Data provided:
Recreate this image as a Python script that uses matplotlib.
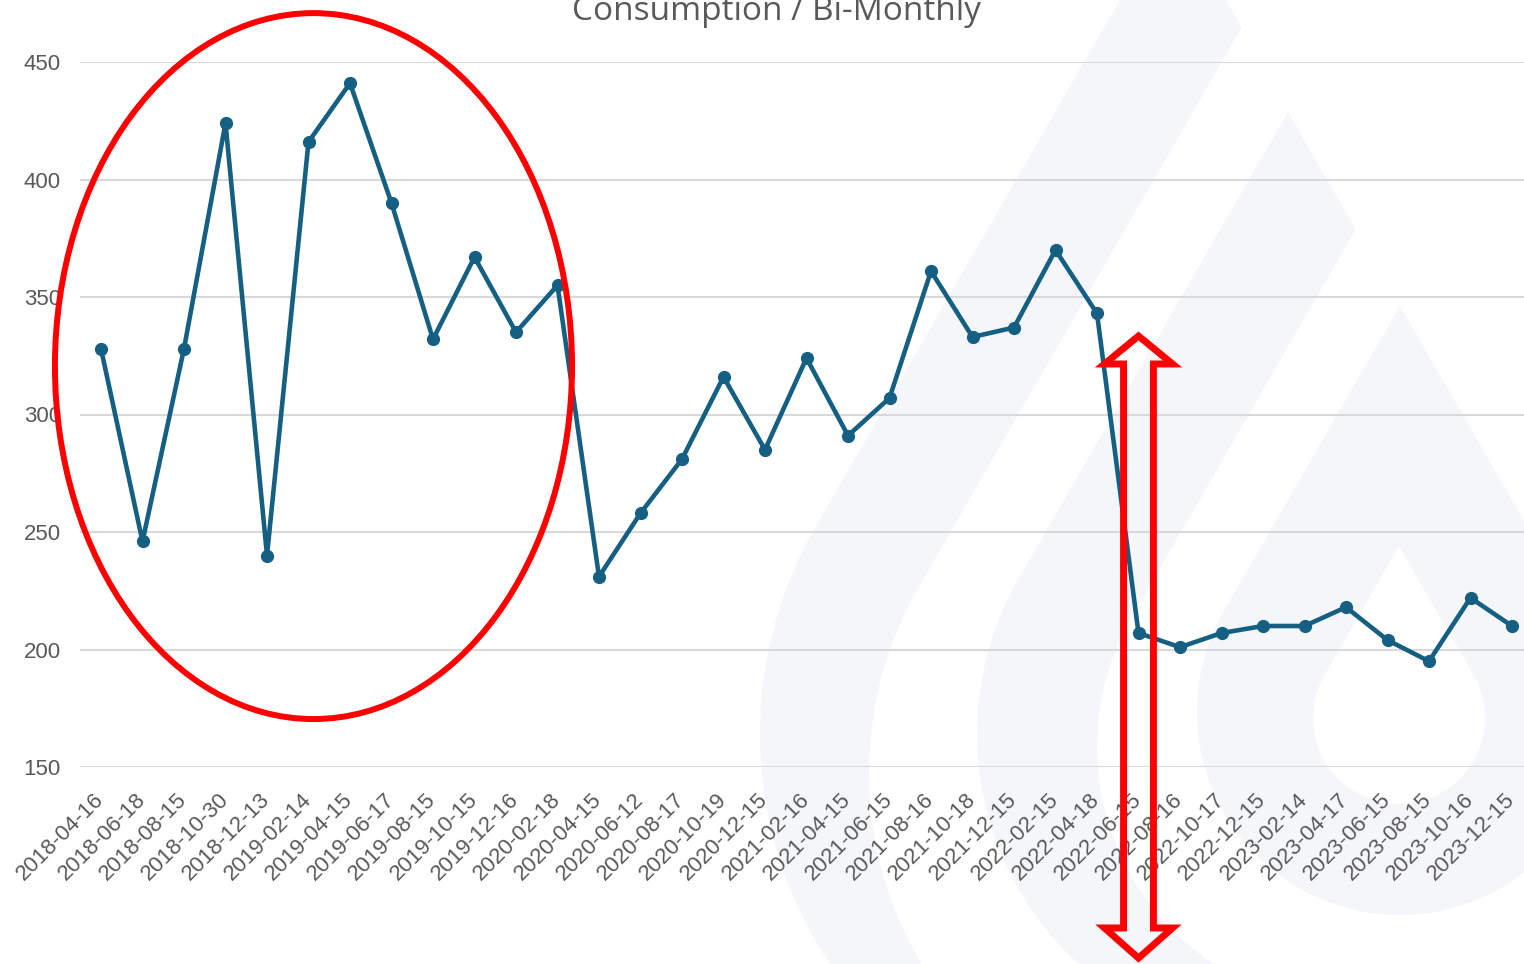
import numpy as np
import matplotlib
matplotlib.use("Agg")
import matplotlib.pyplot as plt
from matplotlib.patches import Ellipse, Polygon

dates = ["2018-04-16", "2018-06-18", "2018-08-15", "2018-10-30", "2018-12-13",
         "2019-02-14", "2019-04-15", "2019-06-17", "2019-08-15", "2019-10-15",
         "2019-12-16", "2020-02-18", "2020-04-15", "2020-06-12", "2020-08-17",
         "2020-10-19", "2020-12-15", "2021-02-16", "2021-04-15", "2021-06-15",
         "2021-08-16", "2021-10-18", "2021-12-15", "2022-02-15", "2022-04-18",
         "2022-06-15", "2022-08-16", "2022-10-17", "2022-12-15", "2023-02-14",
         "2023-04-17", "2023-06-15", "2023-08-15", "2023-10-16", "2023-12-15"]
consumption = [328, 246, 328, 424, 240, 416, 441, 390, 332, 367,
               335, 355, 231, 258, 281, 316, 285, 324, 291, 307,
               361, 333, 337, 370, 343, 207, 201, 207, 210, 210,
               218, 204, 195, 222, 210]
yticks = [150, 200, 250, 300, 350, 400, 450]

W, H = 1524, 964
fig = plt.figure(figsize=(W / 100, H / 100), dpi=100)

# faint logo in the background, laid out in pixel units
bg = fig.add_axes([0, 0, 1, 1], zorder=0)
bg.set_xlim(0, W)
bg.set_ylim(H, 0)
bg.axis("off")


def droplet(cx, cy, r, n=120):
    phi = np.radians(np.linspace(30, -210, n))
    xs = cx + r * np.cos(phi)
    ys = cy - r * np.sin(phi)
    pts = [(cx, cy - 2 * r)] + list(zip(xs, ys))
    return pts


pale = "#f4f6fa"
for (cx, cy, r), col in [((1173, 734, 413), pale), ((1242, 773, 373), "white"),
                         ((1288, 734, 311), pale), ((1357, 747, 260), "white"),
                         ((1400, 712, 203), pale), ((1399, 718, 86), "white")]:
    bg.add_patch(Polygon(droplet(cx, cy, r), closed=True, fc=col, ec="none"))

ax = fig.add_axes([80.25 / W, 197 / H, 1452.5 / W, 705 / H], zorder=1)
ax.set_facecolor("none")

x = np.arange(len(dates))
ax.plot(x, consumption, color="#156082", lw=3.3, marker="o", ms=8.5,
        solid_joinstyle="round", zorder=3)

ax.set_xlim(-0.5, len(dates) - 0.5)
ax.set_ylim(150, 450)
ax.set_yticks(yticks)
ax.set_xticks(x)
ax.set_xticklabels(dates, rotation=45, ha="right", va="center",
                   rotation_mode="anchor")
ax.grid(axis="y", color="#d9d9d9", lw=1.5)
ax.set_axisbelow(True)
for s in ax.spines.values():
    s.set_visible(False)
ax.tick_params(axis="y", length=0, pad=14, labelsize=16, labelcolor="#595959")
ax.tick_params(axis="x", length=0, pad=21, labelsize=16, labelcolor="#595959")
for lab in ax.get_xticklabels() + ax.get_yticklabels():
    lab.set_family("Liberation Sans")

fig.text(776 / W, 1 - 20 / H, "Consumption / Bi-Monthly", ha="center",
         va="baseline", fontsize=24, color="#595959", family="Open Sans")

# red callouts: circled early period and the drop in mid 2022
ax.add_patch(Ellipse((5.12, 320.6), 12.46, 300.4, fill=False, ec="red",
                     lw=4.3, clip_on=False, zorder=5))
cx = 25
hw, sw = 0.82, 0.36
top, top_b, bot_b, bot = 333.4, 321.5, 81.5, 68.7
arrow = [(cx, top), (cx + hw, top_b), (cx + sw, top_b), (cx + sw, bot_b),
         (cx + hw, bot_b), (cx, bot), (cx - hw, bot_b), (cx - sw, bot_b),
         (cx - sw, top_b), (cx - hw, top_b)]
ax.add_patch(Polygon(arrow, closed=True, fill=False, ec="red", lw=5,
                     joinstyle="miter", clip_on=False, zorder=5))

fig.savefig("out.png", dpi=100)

Task goal: With the pictures left out, restate word for word every line of the data above, from the first down to the line that contains "from matplotlib.patches import".

Output:
Recreate this image as a Python script that uses matplotlib.
import numpy as np
import matplotlib
matplotlib.use("Agg")
import matplotlib.pyplot as plt
from matplotlib.patches import Ellipse, Polygon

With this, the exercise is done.